- Born: 1974 or 1975 (age 50–51) Denver, Colorado
- Known for: Mathematics-based art
- Notable work: Shortening: Making the Irrational Rational
- Movement: Contemporary Art
- Education: University of Virginia
- Fields: Mathematics
- Thesis: Involutions Fixing Products of Projective Spaces (1998)
- Doctoral advisors: Robert Evert Stong
- Website: nelsonsaiers.com

= Nelson Saiers =

American artist and former hedge fund manager

Nelson Saiers is an American mathematical artist and former hedge fund manager. Before 2014, he worked in finance as a Managing Director at Deutsche Bank AG and as the chief investment officer at Saiers Capital, LLC (formerly Alphabet Management, LLC). In 2014, Saiers left finance to create mathematics-based art.

==Early life and education==

Nelson Saiers was born in Denver, Colorado. He spent the first five years of his life in Ethiopia and Afghanistan while his father worked for the United States Agency for International Development. At the age of one, Saiers was held at gunpoint in Ethiopia while passing through a security checkpoint in the aftermath of the overthrow of Haile Selassie. Saiers lived in Afghanistan during the Saur Revolution. Saiers' family relocated to Swaziland and Ghana before eventually moving to Virginia.

In 1997, Saiers graduated from the University of Virginia. In 1998, he received a Ph.D. in mathematics from the University of Virginia at the age of 23. His thesis, Involutions Fixing Products of Projective Spaces, was in algebraic topology and was advised by Robert Evert Stong.

==Financial career==

Saiers began his trading career at Susquehanna International Group. He also later worked at UBS and Deutsche Bank. At Deutsche Bank, Nelson was a Managing Director and ran a proprietary trading business focused on derivatives.

In July 2010, Saiers left Deutsche Bank to join Alphabet Management, a New York hedge fund specializing in derivatives. He was promoted to chief investment officer in March 2011. Saiers' younger brother Scott also joined Alphabet in February 2012 as Head Trader.

In December 2012, Alphabet announced that the firm would change its name to Saiers Capital, LLC. Barron's described Saiers as having been a "star quant".

==Art career==

In 2014, Saiers left finance to create mathematics-based art.

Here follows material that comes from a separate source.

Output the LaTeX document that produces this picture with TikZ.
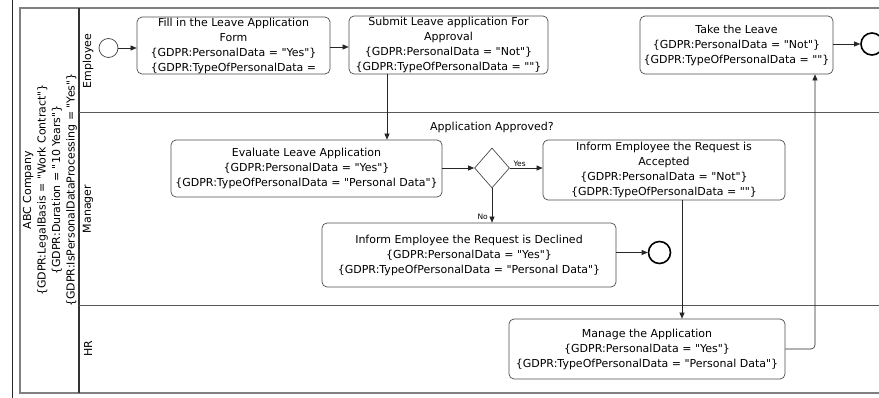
\documentclass[tikz,border=0pt]{standalone}
\usepackage{fontspec}
\setmainfont{DejaVu Sans}[Ligatures=TeXOff]
\usetikzlibrary{arrows.meta, positioning, shapes.geometric}
\usepackage{xcolor}

\tikzset{
  task/.style={draw=black!70, line width=0.7pt, rounded corners=5pt, align=center, inner sep=0pt, font=\fontsize{11}{15}\selectfont},
  gate/.style={draw=black!70, line width=0.7pt, diamond, minimum width=35pt, minimum height=40pt, inner sep=0pt},
  startev/.style={draw=black!75, line width=0.7pt, circle, minimum size=19pt, inner sep=0pt},
  endev/.style={draw=black, circle, line width=1.6pt, minimum size=22pt, inner sep=0pt},
  flow/.style={draw=black!85, line width=0.6pt, -{Triangle[length=6pt,width=5pt]}},
  lanelbl/.style={rotate=90, align=center, font=\fontsize{11}{14.5}\selectfont},
  small/.style={font=\fontsize{7.5}{9}\selectfont, inner sep=1pt},
}

\begin{document}
\begin{tikzpicture}[x=1pt, y=-1pt]
  \useasboundingbox (0,0) rectangle (879,398);
  \clip (0,0) rectangle (879,398);

  % pool and lanes
  \draw[black!85] (12,0) -- (12,398);
  \draw[black!50, line width=1.4pt] (20,8) rectangle (900,393);
  \draw[black!80, line width=1.8pt] (79,8) -- (79,393);
  \draw[black!65, line width=0.7pt] (79,112) -- (900,112);
  \draw[black!65, line width=0.7pt] (79,305.5) -- (900,305.5);

  \node[lanelbl] (pool) at (50,190) {ABC Company\\
    \{GDPR:LegalBasis = "Work Contract"\}\\
    \{GDPR:Duration = "10 Years"\}\\
    \{GDPR:IsPersonalDataProcessing = "Yes"\}};
  \node[lanelbl] (emp) at (88,61) {Employee};
  \node[lanelbl] (mgr) at (88,209) {Manager};
  \node[lanelbl] (hr) at (88,349) {HR};

  % employee lane
  \node[startev] (start) at (108.5,48) {};
  \node[task, minimum width=193pt, minimum height=57pt] (fill) at (233.5,45.5)
    {Fill in the Leave Application\\Form\\\{GDPR:PersonalData = "Yes"\}\\\{GDPR:TypeOfPersonalData =};
  \node[task, minimum width=199pt, minimum height=58pt] (submit) at (448.5,45)
    {Submit Leave application For\\Approval\\\{GDPR:PersonalData = "Not"\}\\\{GDPR:TypeOfPersonalData = ""\}};
  \node[task, minimum width=193pt, minimum height=58pt] (take) at (736.5,45)
    {Take the Leave\\\{GDPR:PersonalData = "Not"\}\\\{GDPR:TypeOfPersonalData = ""\}};
  \node[endev] (end1) at (872,44) {};

  % manager lane
  \node[task, minimum width=271pt, minimum height=57pt] (eval) at (306.5,168.5)
    {Evaluate Leave Application\\\{GDPR:PersonalData = "Yes"\}\\\{GDPR:TypeOfPersonalData = "Personal Data"\}};
  \node[gate] (gate) at (492,168) {};
  \node[font=\fontsize{11}{13}\selectfont] (gatelbl) at (492,127) {Application Approved?};
  \node[task, minimum width=242pt, minimum height=60pt] (acc) at (664,170)
    {Inform Employee the Request is\\Accepted\\\{GDPR:PersonalData = "Not"\}\\\{GDPR:TypeOfPersonalData = ""\}};
  \node[task, minimum width=294pt, minimum height=64pt] (decl) at (469,255)
    {Inform Employee the Request is Declined\\\{GDPR:PersonalData = "Yes"\}\\\{GDPR:TypeOfPersonalData = "Personal Data"\}};
  \node[endev] (end2) at (659.5,252.5) {};

  % hr lane
  \node[task, minimum width=276pt, minimum height=60pt] (mng) at (647,349)
    {Manage the Application\\\{GDPR:PersonalData = "Yes"\}\\\{GDPR:TypeOfPersonalData = "Personal Data"\}};

  % flows
  \coordinate (c1) at (387,0);
  \coordinate (c2) at (682,0);
  \coordinate (c3) at (815,0);
  \draw[flow] (start.east) -- (start.east -| fill.west);
  \draw[flow] (fill.east |- 0,47) -- (submit.west |- 0,47);
  \draw[flow] (submit.south -| c1) -- (eval.north -| c1);
  \draw[flow] (eval.east |- gate) -- (gate.west);
  \draw[flow] (gate.east) -- node[small, above, pos=0.3] {Yes} (gate.east -| acc.west);
  \draw[flow] (gate.south) -- node[small, left=3pt, pos=0.82] {No} (gate.south |- decl.north);
  \draw[flow] (decl.east |- end2) -- (end2.west);
  \draw[flow] (acc.south -| c2) -- (mng.north -| c2);
  \draw[flow, rounded corners=4pt] (mng.east) -| (take.south -| c3);
  \draw[flow] (take.east |- end1) -- (end1.west);
\end{tikzpicture}
\end{document}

Saiers' art has been featured in solo shows at Harvard University's Leverett House, Alcatraz Federal Penitentiary, and multiple New York City galleries. Saiers also installed a 9-foot inflatable rat covered with bitcoin references and code in front of the Federal Reserve as a homage to Satoshi Nakamoto and protests in New York City. In late 2021 Saiers commented on the Federal Reserve's "cheap money" monetary policy by installing a sculpture next to the Wall Street Charging Bull. It consisted of a gumball machine that was filled with $10 bills offered for 25 cents with an "Out of Order!" sign on its face.

===Alcatraz===
From July 2016 to February 2017, Saiers exhibited a large scale installation at Alcatraz titled "Shortening: Making the Irrational Rational". Combining properties of pi, prison vernacular, and literary references, the work addressed the "irrationally" long prison sentences that are given for minor, nonviolent drug violations. The exhibit featured the first several hundred digits of pi on football jerseys. Saiers explained, "In prison, long sentences are often referred to as 'football numbers' because the duration in years resembles numbers on a football jersey." Saiers told KQED about the exhibit, "Pi is what's called an irrational number, which means it never ends nor repeats [...] Now the way to turn it into a rational number is to shorten it. So that's a very good metaphor for what needs to be done to these irrational prison sentences" to make them rational.

The exhibit's jerseys hanging on a hemp clothesline also made reference to the phrase "hung out to dry" and the abandonment of inmates.

===Wall Street===
Saiers' "Inside Wall Street" series of paintings exhibited at Hoerle-Guggenheim Gallery, in 2016 was focused on financial crises and incorporated financial algorithms that his hedge fund team had previously written. Saiers' large scale sculpture, called "Arbitrage" placed a black graffitied Volkswagen Beetle in Chelsea, Manhattan in reference to the 2008 Volkswagen short squeeze leading to it briefly becoming the largest company in the world by market value.

== Philanthropy ==

In October 2013, during the graffiti artist Banksy's month-long New York project "Better Out Than In", Saiers made a public offer to donate $100,000 to the Hurricane Sandy rebuilding effort if Banksy created a legal mural in New York to raise awareness for people still affected by the storm. After not hearing back from Banksy, Saiers decided to go forward with the $100,000 donation regardless of whether the mural would be created. In addition to his personal contribution, he raised another $142,000 from anonymous donors contingent on the creation of the mural.

Nelson is affiliated with charity: water, which attempts to provide clean water to those in developing countries. Nelson is a Founding Member of The Well, a core group of donors who support charity: water.